**Do this**
Gather every line that includes the word "chart", please.

**Supplied information**
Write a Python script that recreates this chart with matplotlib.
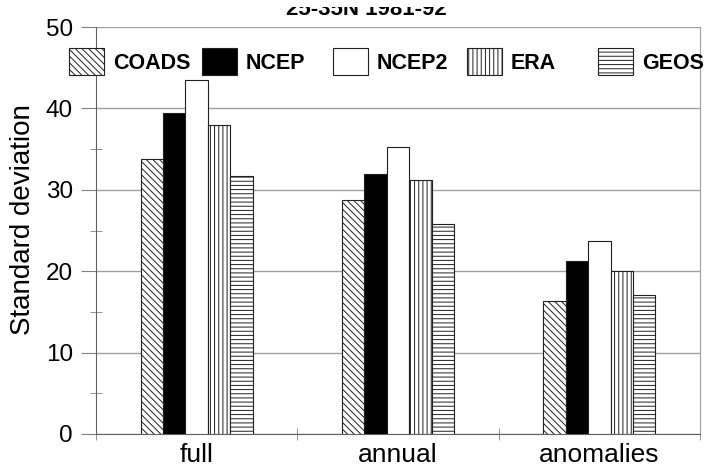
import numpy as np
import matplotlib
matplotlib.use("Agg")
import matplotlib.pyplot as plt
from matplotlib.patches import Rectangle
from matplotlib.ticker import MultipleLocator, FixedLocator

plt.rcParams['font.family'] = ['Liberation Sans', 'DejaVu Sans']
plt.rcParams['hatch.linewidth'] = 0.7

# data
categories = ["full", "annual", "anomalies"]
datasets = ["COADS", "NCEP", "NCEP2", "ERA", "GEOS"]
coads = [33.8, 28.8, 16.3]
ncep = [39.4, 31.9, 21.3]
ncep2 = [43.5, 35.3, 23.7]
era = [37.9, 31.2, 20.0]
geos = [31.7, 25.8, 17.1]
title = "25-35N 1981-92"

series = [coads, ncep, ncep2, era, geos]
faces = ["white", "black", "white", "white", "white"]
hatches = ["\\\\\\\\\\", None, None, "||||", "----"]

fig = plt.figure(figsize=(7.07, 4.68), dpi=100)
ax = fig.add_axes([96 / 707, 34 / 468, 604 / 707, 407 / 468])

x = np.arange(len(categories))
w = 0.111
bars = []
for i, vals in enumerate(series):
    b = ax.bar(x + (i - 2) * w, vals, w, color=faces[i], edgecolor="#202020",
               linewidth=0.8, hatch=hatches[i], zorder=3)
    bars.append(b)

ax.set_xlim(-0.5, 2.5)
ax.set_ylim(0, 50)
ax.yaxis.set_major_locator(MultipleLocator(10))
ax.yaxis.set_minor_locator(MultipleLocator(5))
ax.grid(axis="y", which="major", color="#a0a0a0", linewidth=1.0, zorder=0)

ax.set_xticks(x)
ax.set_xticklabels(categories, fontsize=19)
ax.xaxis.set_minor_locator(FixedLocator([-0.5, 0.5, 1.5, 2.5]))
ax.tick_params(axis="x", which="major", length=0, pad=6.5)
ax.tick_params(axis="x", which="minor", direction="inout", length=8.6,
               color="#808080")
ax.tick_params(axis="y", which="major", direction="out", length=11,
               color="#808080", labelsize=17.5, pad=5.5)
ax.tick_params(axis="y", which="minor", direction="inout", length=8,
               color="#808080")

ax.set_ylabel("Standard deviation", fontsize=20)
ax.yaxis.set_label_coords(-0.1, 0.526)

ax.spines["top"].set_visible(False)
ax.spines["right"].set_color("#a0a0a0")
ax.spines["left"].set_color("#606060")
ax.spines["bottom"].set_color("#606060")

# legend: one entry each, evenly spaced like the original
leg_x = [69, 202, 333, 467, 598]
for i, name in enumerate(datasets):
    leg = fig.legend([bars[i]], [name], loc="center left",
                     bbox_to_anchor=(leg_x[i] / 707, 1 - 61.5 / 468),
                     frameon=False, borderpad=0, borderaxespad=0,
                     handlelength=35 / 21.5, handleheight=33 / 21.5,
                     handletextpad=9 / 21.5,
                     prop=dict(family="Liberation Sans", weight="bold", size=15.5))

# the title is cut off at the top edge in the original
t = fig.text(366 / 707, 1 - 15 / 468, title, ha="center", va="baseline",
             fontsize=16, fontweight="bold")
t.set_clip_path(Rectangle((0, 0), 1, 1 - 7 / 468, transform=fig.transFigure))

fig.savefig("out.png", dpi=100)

**The response**
Write a Python script that recreates this chart with matplotlib.

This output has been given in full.